The second day of Phi Theta Kappa’s Honors Institute stirred emotions with the story of a journalist held in captivity and a look at capitalism in the culture of competition throughout history and in America today.
The institute is underway at the University of Denver in Colorado. Phi Theta Kappa members, advisors and regional officers are in the midst of an intensive look at the 2012/2013 Honors Study Topic, The Culture of Competition.
Laura Ling kicked off the day with a moving presentation showcasing some of the stories she covered as vice president of the journalism department at Current TV, which included the drug war in Mexico and Internet censorship in China. Her presentation was sponsored by Professor Robert Blank, a former advisor at SUNY-Farmingdale in New York and a former New England-Middle States Regional Coordinator.
Blank served many years on the Honors Program Council and was an Honors Institute Coordinator, helping shape many aspects of the program currently in use. He is now retired and lives in Vermont.
Ling recounted her capture in 2009 in North Korea, during which she and her colleague Euna Lee were arrested and held for 140 days before being granted a special pardon.
The audience was visibly moved as Ling recalled the letters she received from her mother, father, sister, husband and friends while in captivity.

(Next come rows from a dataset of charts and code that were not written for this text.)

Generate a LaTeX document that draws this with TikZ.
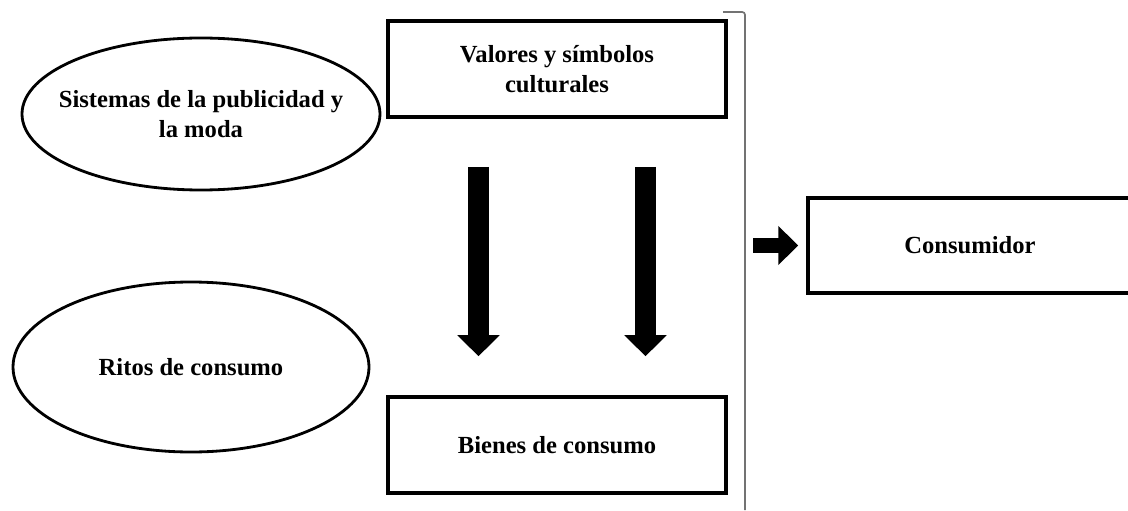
\documentclass[tikz,border=0pt]{standalone}
\usepackage{fontspec}
\setmainfont{Liberation Serif}
\usetikzlibrary{arrows.meta, shapes.geometric, positioning}

\begin{document}
\begin{tikzpicture}[
        every node/.style={font=\bfseries\fontsize{17.5}{21.3}\selectfont, align=center},
        oval/.style={ellipse, draw, line width=2pt, inner sep=0pt},
        box/.style={rectangle, draw, line width=2.5pt, minimum width=8.45cm, minimum height=2.4cm},
        bigarrow/.style={line width=0.525cm, -{Triangle[width=1.025cm,length=0.525cm]}},
        smallarrow/.style={line width=0.375cm, -{Triangle[width=0.95cm,length=0.5cm]}},
        bracket/.style={draw=black!55, line width=1.2pt, rounded corners=2pt},
        ]
        \useasboundingbox (0,0) rectangle (28.2,12.75);

        \node[oval, inner xsep=-0.6cm, minimum width=8.95cm, minimum height=3.8cm] (publicidad) at (5.025,9.9) {Sistemas de la publicidad y\\la moda};
        \node[oval, minimum width=8.9cm, minimum height=4.25cm] (ritos) at (4.775,3.575) {Ritos de consumo};

        \node[box] (valores) at (13.925,11.025) {Valores y símbolos\\culturales};
        \node[box] (bienes) at (13.925,1.625) {Bienes de consumo};
        \node[box, minimum width=8.1cm, minimum height=2.375cm] (consumidor) at (24.25,6.6125) {Consumidor};

        % bracket
        \coordinate (brtop) at (18.075,12.45);
        \draw[bracket] (brtop) -- (18.625,12.45) -- (18.625,0);

        \draw[bigarrow, shorten <=1.2cm, shorten >=0.975cm] ([xshift=-1.9625cm]valores.south) -- ([xshift=-1.9625cm]bienes.north);
        \draw[bigarrow, shorten <=1.2cm, shorten >=0.975cm] ([xshift=2.2125cm]valores.south) -- ([xshift=2.2125cm]bienes.north);

        \coordinate (pin) at (18.825,6.6125);
        \draw[smallarrow, shorten >=0.2cm] (pin) -- (consumidor.west);
      \end{tikzpicture}
\end{document}
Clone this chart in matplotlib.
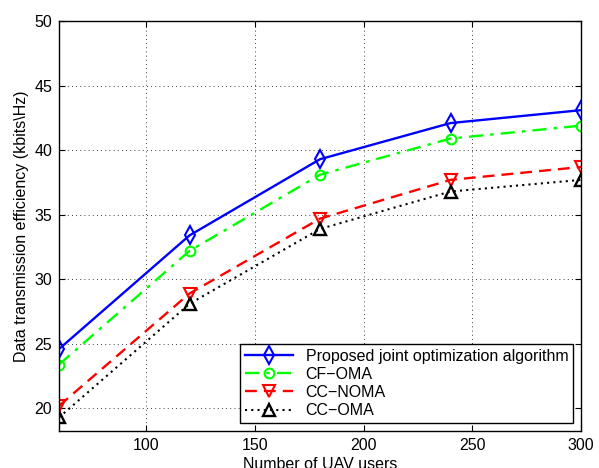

She emphasized the importance of keeping hope alive in the most dire situations; she touched on how, despite the often cold treatment by her captors, she managed to make connections through rounds of small talk and by reaching out with a hug when she came across a female guard crying.
Ling is co-author of Somewhere Inside: One Sister’s Captivity in North Korea and the Other’s Fight to Bring Her Home, which she wrote with her sister Lisa.
Following her presentation, Ling met with smaller seminar groups to answer questions and to discuss, among other things, projects currently in production for her series E! Investigates on the E! Network.
The evening session featured Dr. H. William Brands, the Dickson Allen Anderson Centennial Professor of History at the University of Texas at Austin. His lecture was sponsored by Dr. Joan Fedor, who has attended almost every Honors Institute as Phi Theta Kappa advisor at Highline College in Washington, as a Regional Coordinator and as a member of the Honors Program Council. It’s a relationship she often refers to as a “love affair.”
Fedor and her late husband, Robert Fedor, an engineer with Boeing, were among the first persons to endow Honors Institute Lectures. She was named an International Honorary Member at the 2008 International Convention.
Brands spoke on the culture of capitalist competition throughout history and as it relates to today’s current events.
“I found it very informative, and I thought it brought a lot of relevance to what is going on today,” said Vanessa King, a member of the Alpha Omega Gamma chapter at Ashland Community and Technical College in Kentucky. “I’m normally more interested in science and math, (but) I think it was fantastic.”
Students lined up to get Brands’ opinion on current events such as the upcoming Presidential election. He continued to answer questions during a meeting with seminar groups following his presentation. Brands is the author of American Colossus: The Triumph of Capitalism, 1865-1900, among other works.
Day three brings presentations by Pulitzer Prize-winning author Taylor Branch and National Football League Hall of Famer Willie Lanier.